=== Task requirements ===
Extract the whole listing as it stands. Do not include the pictures.
# start of Raw data
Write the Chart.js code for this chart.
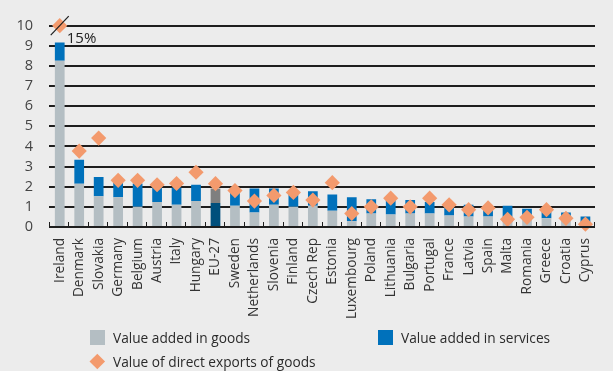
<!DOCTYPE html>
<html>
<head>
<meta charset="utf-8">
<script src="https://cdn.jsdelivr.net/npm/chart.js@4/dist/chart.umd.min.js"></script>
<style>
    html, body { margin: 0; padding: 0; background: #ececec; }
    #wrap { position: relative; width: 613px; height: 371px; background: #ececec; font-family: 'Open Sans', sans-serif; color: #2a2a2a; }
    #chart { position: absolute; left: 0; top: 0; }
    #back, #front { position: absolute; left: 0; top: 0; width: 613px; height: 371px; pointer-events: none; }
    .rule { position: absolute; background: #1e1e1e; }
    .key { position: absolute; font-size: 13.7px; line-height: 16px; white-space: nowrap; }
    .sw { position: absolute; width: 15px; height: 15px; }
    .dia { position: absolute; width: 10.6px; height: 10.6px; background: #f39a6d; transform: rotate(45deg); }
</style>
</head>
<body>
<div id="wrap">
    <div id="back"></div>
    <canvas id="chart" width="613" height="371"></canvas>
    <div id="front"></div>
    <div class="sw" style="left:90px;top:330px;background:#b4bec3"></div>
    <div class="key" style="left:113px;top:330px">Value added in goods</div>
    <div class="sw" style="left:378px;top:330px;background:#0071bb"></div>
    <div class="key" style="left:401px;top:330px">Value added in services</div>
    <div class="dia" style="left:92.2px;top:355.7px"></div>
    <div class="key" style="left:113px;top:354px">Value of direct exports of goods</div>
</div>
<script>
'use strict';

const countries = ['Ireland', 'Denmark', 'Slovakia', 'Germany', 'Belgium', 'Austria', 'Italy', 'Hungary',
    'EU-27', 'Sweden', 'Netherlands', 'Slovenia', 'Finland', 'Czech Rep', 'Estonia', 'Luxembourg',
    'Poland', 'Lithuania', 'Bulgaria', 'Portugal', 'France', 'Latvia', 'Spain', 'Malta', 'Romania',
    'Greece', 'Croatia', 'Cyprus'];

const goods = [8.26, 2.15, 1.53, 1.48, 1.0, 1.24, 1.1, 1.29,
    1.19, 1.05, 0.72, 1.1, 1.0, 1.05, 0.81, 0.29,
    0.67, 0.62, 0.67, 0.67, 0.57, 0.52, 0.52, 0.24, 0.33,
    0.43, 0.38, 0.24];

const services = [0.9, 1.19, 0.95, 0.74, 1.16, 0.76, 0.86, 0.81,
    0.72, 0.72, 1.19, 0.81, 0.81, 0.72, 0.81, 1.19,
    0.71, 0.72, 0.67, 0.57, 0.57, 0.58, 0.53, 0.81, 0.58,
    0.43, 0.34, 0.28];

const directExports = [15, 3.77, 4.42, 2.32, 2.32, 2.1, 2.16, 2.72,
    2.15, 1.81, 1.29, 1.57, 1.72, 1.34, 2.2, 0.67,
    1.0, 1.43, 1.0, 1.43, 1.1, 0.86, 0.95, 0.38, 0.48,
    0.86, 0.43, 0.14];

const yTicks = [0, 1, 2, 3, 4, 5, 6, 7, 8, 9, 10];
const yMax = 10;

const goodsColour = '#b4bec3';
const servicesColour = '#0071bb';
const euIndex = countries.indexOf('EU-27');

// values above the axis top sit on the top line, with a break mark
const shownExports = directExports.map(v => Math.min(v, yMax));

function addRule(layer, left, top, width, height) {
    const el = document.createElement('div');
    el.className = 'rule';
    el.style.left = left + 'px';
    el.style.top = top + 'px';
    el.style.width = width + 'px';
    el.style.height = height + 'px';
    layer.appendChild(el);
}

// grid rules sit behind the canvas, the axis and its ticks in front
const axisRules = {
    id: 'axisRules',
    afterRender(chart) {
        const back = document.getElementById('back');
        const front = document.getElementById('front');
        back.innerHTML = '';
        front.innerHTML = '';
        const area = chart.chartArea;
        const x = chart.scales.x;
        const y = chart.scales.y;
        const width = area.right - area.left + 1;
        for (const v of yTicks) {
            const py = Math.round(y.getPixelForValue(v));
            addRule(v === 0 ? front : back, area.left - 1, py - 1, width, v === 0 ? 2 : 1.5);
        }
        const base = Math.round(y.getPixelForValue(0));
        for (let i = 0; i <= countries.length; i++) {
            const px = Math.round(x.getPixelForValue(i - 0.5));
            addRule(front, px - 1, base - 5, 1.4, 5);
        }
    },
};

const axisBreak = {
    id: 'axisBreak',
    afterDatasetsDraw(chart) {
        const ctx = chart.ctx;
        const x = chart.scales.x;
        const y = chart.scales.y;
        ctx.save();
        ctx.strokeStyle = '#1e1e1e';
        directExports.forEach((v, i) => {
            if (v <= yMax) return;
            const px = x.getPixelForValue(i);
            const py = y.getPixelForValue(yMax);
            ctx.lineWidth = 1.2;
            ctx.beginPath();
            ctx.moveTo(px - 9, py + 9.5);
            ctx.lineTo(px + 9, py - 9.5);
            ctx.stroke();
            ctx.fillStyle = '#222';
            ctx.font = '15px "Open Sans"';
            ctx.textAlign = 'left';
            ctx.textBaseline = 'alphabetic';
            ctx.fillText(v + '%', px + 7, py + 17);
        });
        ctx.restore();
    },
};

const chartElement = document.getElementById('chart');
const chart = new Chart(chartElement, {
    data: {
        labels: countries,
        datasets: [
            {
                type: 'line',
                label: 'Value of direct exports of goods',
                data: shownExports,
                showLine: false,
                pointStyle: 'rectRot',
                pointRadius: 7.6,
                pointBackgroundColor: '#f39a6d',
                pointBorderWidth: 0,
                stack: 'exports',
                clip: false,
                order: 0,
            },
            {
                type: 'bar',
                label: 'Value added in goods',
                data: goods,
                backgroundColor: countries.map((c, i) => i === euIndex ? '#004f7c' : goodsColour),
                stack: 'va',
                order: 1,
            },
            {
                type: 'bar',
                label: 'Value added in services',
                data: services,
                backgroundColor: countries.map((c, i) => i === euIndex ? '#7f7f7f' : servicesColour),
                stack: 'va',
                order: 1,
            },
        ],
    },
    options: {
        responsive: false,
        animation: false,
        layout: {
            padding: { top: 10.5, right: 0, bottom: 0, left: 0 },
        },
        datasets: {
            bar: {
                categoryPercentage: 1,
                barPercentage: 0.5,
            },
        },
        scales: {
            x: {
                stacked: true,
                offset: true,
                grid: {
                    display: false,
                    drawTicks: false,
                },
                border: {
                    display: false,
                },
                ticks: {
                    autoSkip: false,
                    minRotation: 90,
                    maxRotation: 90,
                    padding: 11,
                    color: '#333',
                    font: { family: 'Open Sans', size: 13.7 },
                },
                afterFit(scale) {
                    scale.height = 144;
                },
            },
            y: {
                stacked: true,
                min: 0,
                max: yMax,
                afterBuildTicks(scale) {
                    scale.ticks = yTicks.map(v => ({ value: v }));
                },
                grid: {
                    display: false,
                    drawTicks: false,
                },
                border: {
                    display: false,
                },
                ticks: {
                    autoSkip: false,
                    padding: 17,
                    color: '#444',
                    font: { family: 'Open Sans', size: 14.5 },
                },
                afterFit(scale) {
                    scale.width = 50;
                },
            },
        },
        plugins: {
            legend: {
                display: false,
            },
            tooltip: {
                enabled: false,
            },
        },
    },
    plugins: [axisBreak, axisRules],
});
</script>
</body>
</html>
# end of Raw data
=== Response below ===
Write the Chart.js code for this chart.
<!DOCTYPE html>
<html>
<head>
<meta charset="utf-8">
<script src="https://cdn.jsdelivr.net/npm/chart.js@4/dist/chart.umd.min.js"></script>
<style>
    html, body { margin: 0; padding: 0; background: #ececec; }
    #wrap { position: relative; width: 613px; height: 371px; background: #ececec; font-family: 'Open Sans', sans-serif; color: #2a2a2a; }
    #chart { position: absolute; left: 0; top: 0; }
    #back, #front { position: absolute; left: 0; top: 0; width: 613px; height: 371px; pointer-events: none; }
    .rule { position: absolute; background: #1e1e1e; }
    .key { position: absolute; font-size: 13.7px; line-height: 16px; white-space: nowrap; }
    .sw { position: absolute; width: 15px; height: 15px; }
    .dia { position: absolute; width: 10.6px; height: 10.6px; background: #f39a6d; transform: rotate(45deg); }
</style>
</head>
<body>
<div id="wrap">
    <div id="back"></div>
    <canvas id="chart" width="613" height="371"></canvas>
    <div id="front"></div>
    <div class="sw" style="left:90px;top:330px;background:#b4bec3"></div>
    <div class="key" style="left:113px;top:330px">Value added in goods</div>
    <div class="sw" style="left:378px;top:330px;background:#0071bb"></div>
    <div class="key" style="left:401px;top:330px">Value added in services</div>
    <div class="dia" style="left:92.2px;top:355.7px"></div>
    <div class="key" style="left:113px;top:354px">Value of direct exports of goods</div>
</div>
<script>
'use strict';

const countries = ['Ireland', 'Denmark', 'Slovakia', 'Germany', 'Belgium', 'Austria', 'Italy', 'Hungary',
    'EU-27', 'Sweden', 'Netherlands', 'Slovenia', 'Finland', 'Czech Rep', 'Estonia', 'Luxembourg',
    'Poland', 'Lithuania', 'Bulgaria', 'Portugal', 'France', 'Latvia', 'Spain', 'Malta', 'Romania',
    'Greece', 'Croatia', 'Cyprus'];

const goods = [8.26, 2.15, 1.53, 1.48, 1.0, 1.24, 1.1, 1.29,
    1.19, 1.05, 0.72, 1.1, 1.0, 1.05, 0.81, 0.29,
    0.67, 0.62, 0.67, 0.67, 0.57, 0.52, 0.52, 0.24, 0.33,
    0.43, 0.38, 0.24];

const services = [0.9, 1.19, 0.95, 0.74, 1.16, 0.76, 0.86, 0.81,
    0.72, 0.72, 1.19, 0.81, 0.81, 0.72, 0.81, 1.19,
    0.71, 0.72, 0.67, 0.57, 0.57, 0.58, 0.53, 0.81, 0.58,
    0.43, 0.34, 0.28];

const directExports = [15, 3.77, 4.42, 2.32, 2.32, 2.1, 2.16, 2.72,
    2.15, 1.81, 1.29, 1.57, 1.72, 1.34, 2.2, 0.67,
    1.0, 1.43, 1.0, 1.43, 1.1, 0.86, 0.95, 0.38, 0.48,
    0.86, 0.43, 0.14];

const yTicks = [0, 1, 2, 3, 4, 5, 6, 7, 8, 9, 10];
const yMax = 10;

const goodsColour = '#b4bec3';
const servicesColour = '#0071bb';
const euIndex = countries.indexOf('EU-27');

// values above the axis top sit on the top line, with a break mark
const shownExports = directExports.map(v => Math.min(v, yMax));

function addRule(layer, left, top, width, height) {
    const el = document.createElement('div');
    el.className = 'rule';
    el.style.left = left + 'px';
    el.style.top = top + 'px';
    el.style.width = width + 'px';
    el.style.height = height + 'px';
    layer.appendChild(el);
}

// grid rules sit behind the canvas, the axis and its ticks in front
const axisRules = {
    id: 'axisRules',
    afterRender(chart) {
        const back = document.getElementById('back');
        const front = document.getElementById('front');
        back.innerHTML = '';
        front.innerHTML = '';
        const area = chart.chartArea;
        const x = chart.scales.x;
        const y = chart.scales.y;
        const width = area.right - area.left + 1;
        for (const v of yTicks) {
            const py = Math.round(y.getPixelForValue(v));
            addRule(v === 0 ? front : back, area.left - 1, py - 1, width, v === 0 ? 2 : 1.5);
        }
        const base = Math.round(y.getPixelForValue(0));
        for (let i = 0; i <= countries.length; i++) {
            const px = Math.round(x.getPixelForValue(i - 0.5));
            addRule(front, px - 1, base - 5, 1.4, 5);
        }
    },
};

const axisBreak = {
    id: 'axisBreak',
    afterDatasetsDraw(chart) {
        const ctx = chart.ctx;
        const x = chart.scales.x;
        const y = chart.scales.y;
        ctx.save();
        ctx.strokeStyle = '#1e1e1e';
        directExports.forEach((v, i) => {
            if (v <= yMax) return;
            const px = x.getPixelForValue(i);
            const py = y.getPixelForValue(yMax);
            ctx.lineWidth = 1.2;
            ctx.beginPath();
            ctx.moveTo(px - 9, py + 9.5);
            ctx.lineTo(px + 9, py - 9.5);
            ctx.stroke();
            ctx.fillStyle = '#222';
            ctx.font = '15px "Open Sans"';
            ctx.textAlign = 'left';
            ctx.textBaseline = 'alphabetic';
            ctx.fillText(v + '%', px + 7, py + 17);
        });
        ctx.restore();
    },
};

const chartElement = document.getElementById('chart');
const chart = new Chart(chartElement, {
    data: {
        labels: countries,
        datasets: [
            {
                type: 'line',
                label: 'Value of direct exports of goods',
                data: shownExports,
                showLine: false,
                pointStyle: 'rectRot',
                pointRadius: 7.6,
                pointBackgroundColor: '#f39a6d',
                pointBorderWidth: 0,
                stack: 'exports',
                clip: false,
                order: 0,
            },
            {
                type: 'bar',
                label: 'Value added in goods',
                data: goods,
                backgroundColor: countries.map((c, i) => i === euIndex ? '#004f7c' : goodsColour),
                stack: 'va',
                order: 1,
            },
            {
                type: 'bar',
                label: 'Value added in services',
                data: services,
                backgroundColor: countries.map((c, i) => i === euIndex ? '#7f7f7f' : servicesColour),
                stack: 'va',
                order: 1,
            },
        ],
    },
    options: {
        responsive: false,
        animation: false,
        layout: {
            padding: { top: 10.5, right: 0, bottom: 0, left: 0 },
        },
        datasets: {
            bar: {
                categoryPercentage: 1,
                barPercentage: 0.5,
            },
        },
        scales: {
            x: {
                stacked: true,
                offset: true,
                grid: {
                    display: false,
                    drawTicks: false,
                },
                border: {
                    display: false,
                },
                ticks: {
                    autoSkip: false,
                    minRotation: 90,
                    maxRotation: 90,
                    padding: 11,
                    color: '#333',
                    font: { family: 'Open Sans', size: 13.7 },
                },
                afterFit(scale) {
                    scale.height = 144;
                },
            },
            y: {
                stacked: true,
                min: 0,
                max: yMax,
                afterBuildTicks(scale) {
                    scale.ticks = yTicks.map(v => ({ value: v }));
                },
                grid: {
                    display: false,
                    drawTicks: false,
                },
                border: {
                    display: false,
                },
                ticks: {
                    autoSkip: false,
                    padding: 17,
                    color: '#444',
                    font: { family: 'Open Sans', size: 14.5 },
                },
                afterFit(scale) {
                    scale.width = 50;
                },
            },
        },
        plugins: {
            legend: {
                display: false,
            },
            tooltip: {
                enabled: false,
            },
        },
    },
    plugins: [axisBreak, axisRules],
});
</script>
</body>
</html>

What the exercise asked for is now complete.